Communications research, especially its quantitative method, is still a large of part of Media Studies. In addition to media effects, objects of study in this branch of the discipline include market research, public relations and other professional or commercial projects. Information technology or library sciences can also be grouped under this part of Media Studies.
Post-Modernism and Cultural Studies
Another strain comes from cultural studies, itself an offshoot of literature and film studies. Postmodernist critics such as Michel Foucault and Jean Baudrillard loom large for adherents to this branch of Media Studies, which often focuses on interpretation of representative texts or phenomena. Other more idiosyncratic media theorists, such as Marshall McLuhan, are sometimes included in the cultural studies camp too.
Postmodernists aren't as interested in the social science aspects of media studies, preferring methods such as discourse analysis. Popular culture is a favorite object of study. But there are disagreements among scholars about just what counts as popular culture (as opposed to purely commercial culture) and how "celebratory" criticism of it should therefore be.

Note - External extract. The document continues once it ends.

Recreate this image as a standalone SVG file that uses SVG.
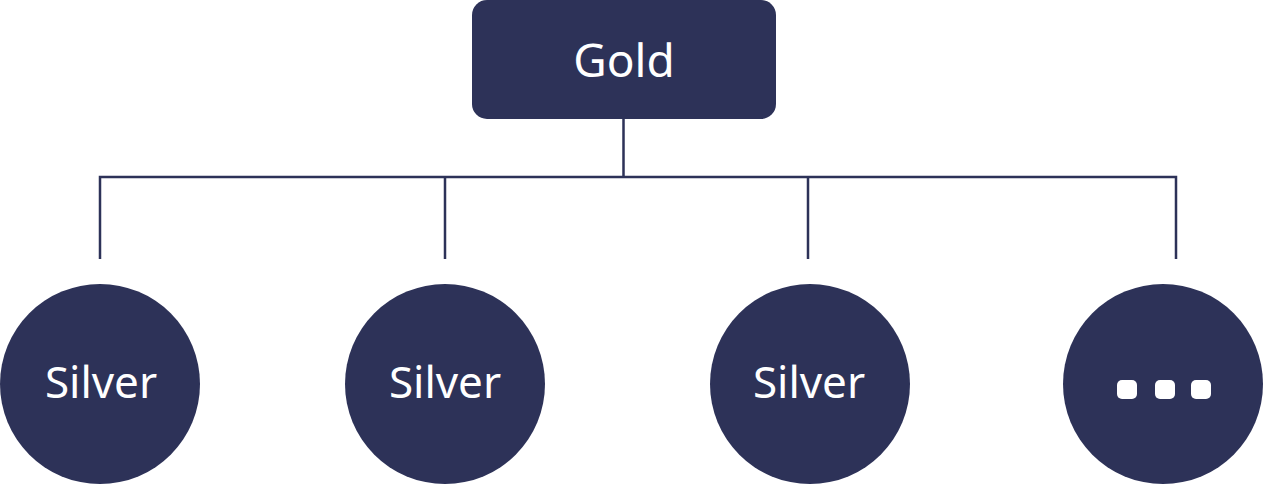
<svg xmlns="http://www.w3.org/2000/svg" width="1264" height="484" viewBox="0 0 1264 484">
<style>
.n{fill:#2d3258}
.t{fill:#fff;font-family:"Noto Sans",sans-serif;font-size:44px;text-anchor:middle}
.c{stroke:#2d3258;stroke-width:2.5;fill:none}
.d{fill:#fff}
</style>
<rect width="1264" height="484" fill="#fff"/>
<g id="connectors" class="c">
<path d="M623.5,119V177M100,259V177H1176V259M445,177V259M808,177V259"/>
</g>
<g id="gold"><rect class="n" x="472" y="0" width="304" height="119" rx="15"/><text class="t" x="624" y="77" style="font-size:46px">Gold</text></g>
<g id="silver1"><circle class="n" cx="100" cy="384" r="100"/><text class="t" x="101" y="398">Silver</text></g>
<g id="silver2"><circle class="n" cx="445" cy="384" r="100"/><text class="t" x="445" y="398">Silver</text></g>
<g id="silver3"><circle class="n" cx="810" cy="384" r="100"/><text class="t" x="809" y="398">Silver</text></g>
<g id="more"><circle class="n" cx="1163" cy="384" r="100"/>
<rect class="d" x="1117" y="380" width="20" height="19" rx="5"/>
<rect class="d" x="1155" y="380" width="20" height="19" rx="5"/>
<rect class="d" x="1191" y="380" width="20" height="19" rx="5"/>
</g>
</svg>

Political Economy and Critical Materialism
A final subdivision of Media Studies is political economy, which takes its cues from European political philosophy. Stressing history and a dialectical approach, political economist media critics trace their thought back to Karl Marx through Marxists such as Theodor Adorno and Jurgen Habermas of the "Frankfurt School."
Non-Marxists, such as the economist and communications theorist Harold Innis, are also foundational for this part of Media Studies. What the political economists share is a focus on critical materialism and social change. Power structures, monopolies of knowledge, and hegemonic processes are their objects of study.
Media Studies as a Unified Discipline
With so many diverse interests, Media Studies scholars from different branches of the discipline do not always get along. Political economists sometimes accuse communications researchers and postmodernists alike of ignoring important social justice issues. Postmodernists, meanwhile, reject the "oppressive" grand narratives of some critical materialists.
However, no one school of thought under the umbrella of Media Studies addresses all the issues concerning communication, mediation, culture, and social organization. At its best, Media Studies combines the insights of many intellectual traditions to come to a better understanding of modern civilization.